--- INFORMATION PROVIDED ---
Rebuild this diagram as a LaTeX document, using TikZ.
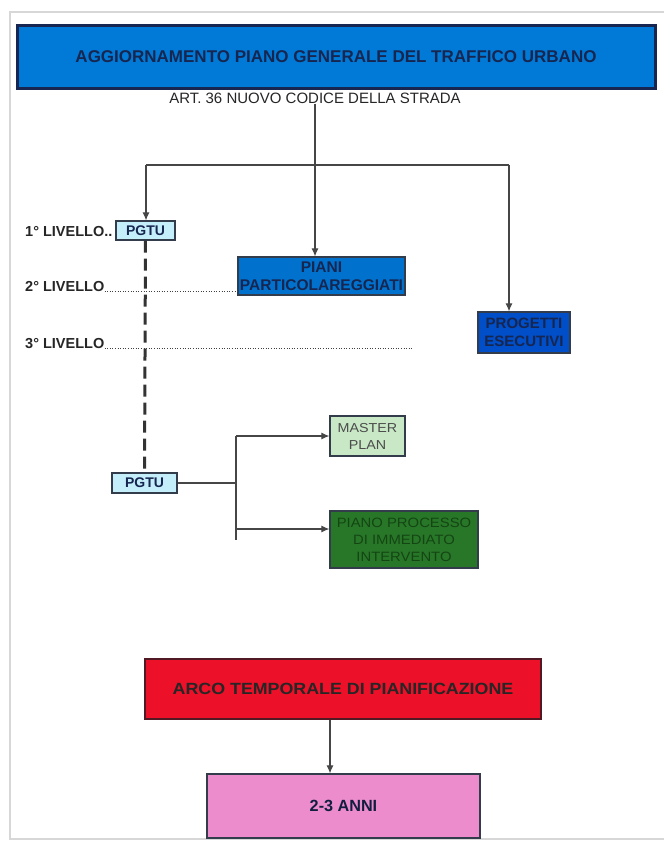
\documentclass[tikz,border=0pt]{standalone}
\usepackage{fontspec}
\setmainfont{Liberation Sans}
\newfontfamily\narrowf{Liberation Sans}
\newfontfamily\widef[FakeStretch=1.1]{Liberation Sans}
\usetikzlibrary{arrows.meta}
\definecolor{titlefill}{RGB}{0,122,214}
\definecolor{navy}{RGB}{22,38,80}
\definecolor{boxline}{RGB}{50,60,75}
\definecolor{pgtufill}{RGB}{196,238,250}
\definecolor{pianifill}{RGB}{0,114,206}
\definecolor{progfill}{RGB}{0,78,200}
\definecolor{masterfill}{RGB}{200,232,198}
\definecolor{pianofill}{RGB}{40,118,40}
\definecolor{pianotext}{RGB}{20,70,20}
\definecolor{arcofill}{RGB}{236,16,40}
\definecolor{arcoline}{RGB}{80,25,35}
\definecolor{annifill}{RGB}{236,140,204}
\definecolor{conn}{RGB}{70,70,70}
\definecolor{framegrey}{RGB}{215,215,215}
\tikzset{
  base/.style={draw=boxline, line width=1.2pt, inner sep=0pt, align=center, font=\narrowf\bfseries\fontsize{15.5}{17}\selectfont},
  bx/.style args={#1x#2}{base, minimum width=#1pt, minimum height=#2pt},
  arr/.style={draw=conn, line width=1.1pt, -{Latex[length=8pt,width=7pt]}},
  ln/.style={draw=conn, line width=1.1pt},
  lvl/.style={anchor=base west, inner sep=0pt, font=\narrowf\bfseries\fontsize{14.5}{16}\selectfont, text=black!85},
  dots/.style={draw=black!75, line width=1pt, dash pattern=on 1pt off 1.6pt},
}
\begin{document}
\begin{tikzpicture}[x=1pt,y=-1pt]
\useasboundingbox (0,0) rectangle (664,841);
\fill[white] (0,0) rectangle (664,841);
\draw[framegrey, line width=2pt] (664,12) -- (10,12) -- (10,839) -- (664,839);

\node[bx=638x63, fill=titlefill, draw=navy, line width=3pt, text=navy, font=\narrowf\bfseries\fontsize{17}{18}\selectfont] (title) at (336,56.5) {AGGIORNAMENTO PIANO GENERALE DEL TRAFFICO URBANO};
\node[inner sep=0pt, font=\narrowf\fontsize{15}{17}\selectfont, text=black!85] (art) at (315,98) {ART. 36 NUOVO CODICE DELLA STRADA};
\coordinate (split) at (315,165);
\coordinate (lft) at (146,165);
\coordinate (rgt) at (509,165);

\node[bx=59x19, fill=pgtufill, text=navy, font=\narrowf\bfseries\fontsize{14}{16}\selectfont] (pgtu1) at (145.5,230.5) {PGTU};
\node[bx=167x38, fill=pianifill, text=navy, font=\narrowf\bfseries\fontsize{15.5}{18}\selectfont] (piani) at (321.5,276) {PIANI\\PARTICOLAREGGIATI};
\node[bx=92x41, fill=progfill, text=navy, font=\narrowf\bfseries\fontsize{15}{18}\selectfont] (prog) at (524,332.5) {PROGETTI\\ESECUTIVI};

\draw[ln] (art.south -| split) -- (split);
\draw[ln] (lft) -- (rgt);
\draw[arr] (lft) -- (lft |- pgtu1.north);
\draw[arr] (split) -- (split |- piani.north);
\draw[arr] (rgt) -- (rgt |- prog.north);

\node[lvl] (l1) at (25,236) {1° LIVELLO..};
\node[lvl] (l2) at (25,291) {2° LIVELLO};
\node[lvl] (l3) at (25,348) {3° LIVELLO};
\coordinate (l3end) at (412,348);
\draw[dots] (l2.base east) -- (l2.base east -| piani.west);
\draw[dots] (l3.base east) -- (l3end);

\node[bx=65x20, fill=pgtufill, text=navy, font=\narrowf\bfseries\fontsize{14}{16}\selectfont] (pgtu2) at (144.5,483) {PGTU};
\draw[draw=black!80, line width=3pt, dash pattern=on 12pt off 6pt] (pgtu1.south) -- (pgtu2.north);

\node[bx=75x40, fill=masterfill, text=black!70, font=\widef\fontsize{13}{17}\selectfont] (master) at (367.5,436) {MASTER\\PLAN};
\node[bx=148x57, fill=pianofill, text=pianotext, font=\widef\fontsize{13.5}{17}\selectfont] (piano) at (404,539.5) {PIANO PROCESSO\\DI IMMEDIATO\\INTERVENTO};
\coordinate (trunk) at (236,483);
\draw[ln] (pgtu2.east) -- (trunk);
\draw[ln] (trunk |- master.west) -- (trunk |- piano.west);
\draw[arr] (trunk |- master.west) -- (master.west);
\draw[arr] (236,529) -- (piano.west |- 0,529);

\node[bx=396x60, fill=arcofill, draw=arcoline, text=black!85, font=\widef\bfseries\fontsize{16.2}{18}\selectfont] (arco) at (343,689) {ARCO TEMPORALE DI PIANIFICAZIONE};
\node[bx=273x64, fill=annifill, draw=boxline, text=navy!80!black, font=\narrowf\bfseries\fontsize{16.2}{18}\selectfont] (anni) at (343.5,806) {2-3 ANNI};
\draw[arr] (arco.south -| 330,0) -- (anni.north -| 330,0);
\end{tikzpicture}
\end{document}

--- TASK STATEMENT ---
Your task is to repeat the material above exactly, without its pictures.

--- THE OUTPUT ---
Rebuild this diagram as a LaTeX document, using TikZ.
\documentclass[tikz,border=0pt]{standalone}
\usepackage{fontspec}
\setmainfont{Liberation Sans}
\newfontfamily\narrowf{Liberation Sans}
\newfontfamily\widef[FakeStretch=1.1]{Liberation Sans}
\usetikzlibrary{arrows.meta}
\definecolor{titlefill}{RGB}{0,122,214}
\definecolor{navy}{RGB}{22,38,80}
\definecolor{boxline}{RGB}{50,60,75}
\definecolor{pgtufill}{RGB}{196,238,250}
\definecolor{pianifill}{RGB}{0,114,206}
\definecolor{progfill}{RGB}{0,78,200}
\definecolor{masterfill}{RGB}{200,232,198}
\definecolor{pianofill}{RGB}{40,118,40}
\definecolor{pianotext}{RGB}{20,70,20}
\definecolor{arcofill}{RGB}{236,16,40}
\definecolor{arcoline}{RGB}{80,25,35}
\definecolor{annifill}{RGB}{236,140,204}
\definecolor{conn}{RGB}{70,70,70}
\definecolor{framegrey}{RGB}{215,215,215}
\tikzset{
  base/.style={draw=boxline, line width=1.2pt, inner sep=0pt, align=center, font=\narrowf\bfseries\fontsize{15.5}{17}\selectfont},
  bx/.style args={#1x#2}{base, minimum width=#1pt, minimum height=#2pt},
  arr/.style={draw=conn, line width=1.1pt, -{Latex[length=8pt,width=7pt]}},
  ln/.style={draw=conn, line width=1.1pt},
  lvl/.style={anchor=base west, inner sep=0pt, font=\narrowf\bfseries\fontsize{14.5}{16}\selectfont, text=black!85},
  dots/.style={draw=black!75, line width=1pt, dash pattern=on 1pt off 1.6pt},
}
\begin{document}
\begin{tikzpicture}[x=1pt,y=-1pt]
\useasboundingbox (0,0) rectangle (664,841);
\fill[white] (0,0) rectangle (664,841);
\draw[framegrey, line width=2pt] (664,12) -- (10,12) -- (10,839) -- (664,839);

\node[bx=638x63, fill=titlefill, draw=navy, line width=3pt, text=navy, font=\narrowf\bfseries\fontsize{17}{18}\selectfont] (title) at (336,56.5) {AGGIORNAMENTO PIANO GENERALE DEL TRAFFICO URBANO};
\node[inner sep=0pt, font=\narrowf\fontsize{15}{17}\selectfont, text=black!85] (art) at (315,98) {ART. 36 NUOVO CODICE DELLA STRADA};
\coordinate (split) at (315,165);
\coordinate (lft) at (146,165);
\coordinate (rgt) at (509,165);

\node[bx=59x19, fill=pgtufill, text=navy, font=\narrowf\bfseries\fontsize{14}{16}\selectfont] (pgtu1) at (145.5,230.5) {PGTU};
\node[bx=167x38, fill=pianifill, text=navy, font=\narrowf\bfseries\fontsize{15.5}{18}\selectfont] (piani) at (321.5,276) {PIANI\\PARTICOLAREGGIATI};
\node[bx=92x41, fill=progfill, text=navy, font=\narrowf\bfseries\fontsize{15}{18}\selectfont] (prog) at (524,332.5) {PROGETTI\\ESECUTIVI};

\draw[ln] (art.south -| split) -- (split);
\draw[ln] (lft) -- (rgt);
\draw[arr] (lft) -- (lft |- pgtu1.north);
\draw[arr] (split) -- (split |- piani.north);
\draw[arr] (rgt) -- (rgt |- prog.north);

\node[lvl] (l1) at (25,236) {1° LIVELLO..};
\node[lvl] (l2) at (25,291) {2° LIVELLO};
\node[lvl] (l3) at (25,348) {3° LIVELLO};
\coordinate (l3end) at (412,348);
\draw[dots] (l2.base east) -- (l2.base east -| piani.west);
\draw[dots] (l3.base east) -- (l3end);

\node[bx=65x20, fill=pgtufill, text=navy, font=\narrowf\bfseries\fontsize{14}{16}\selectfont] (pgtu2) at (144.5,483) {PGTU};
\draw[draw=black!80, line width=3pt, dash pattern=on 12pt off 6pt] (pgtu1.south) -- (pgtu2.north);

\node[bx=75x40, fill=masterfill, text=black!70, font=\widef\fontsize{13}{17}\selectfont] (master) at (367.5,436) {MASTER\\PLAN};
\node[bx=148x57, fill=pianofill, text=pianotext, font=\widef\fontsize{13.5}{17}\selectfont] (piano) at (404,539.5) {PIANO PROCESSO\\DI IMMEDIATO\\INTERVENTO};
\coordinate (trunk) at (236,483);
\draw[ln] (pgtu2.east) -- (trunk);
\draw[ln] (trunk |- master.west) -- (trunk |- piano.west);
\draw[arr] (trunk |- master.west) -- (master.west);
\draw[arr] (236,529) -- (piano.west |- 0,529);

\node[bx=396x60, fill=arcofill, draw=arcoline, text=black!85, font=\widef\bfseries\fontsize{16.2}{18}\selectfont] (arco) at (343,689) {ARCO TEMPORALE DI PIANIFICAZIONE};
\node[bx=273x64, fill=annifill, draw=boxline, text=navy!80!black, font=\narrowf\bfseries\fontsize{16.2}{18}\selectfont] (anni) at (343.5,806) {2-3 ANNI};
\draw[arr] (arco.south -| 330,0) -- (anni.north -| 330,0);
\end{tikzpicture}
\end{document}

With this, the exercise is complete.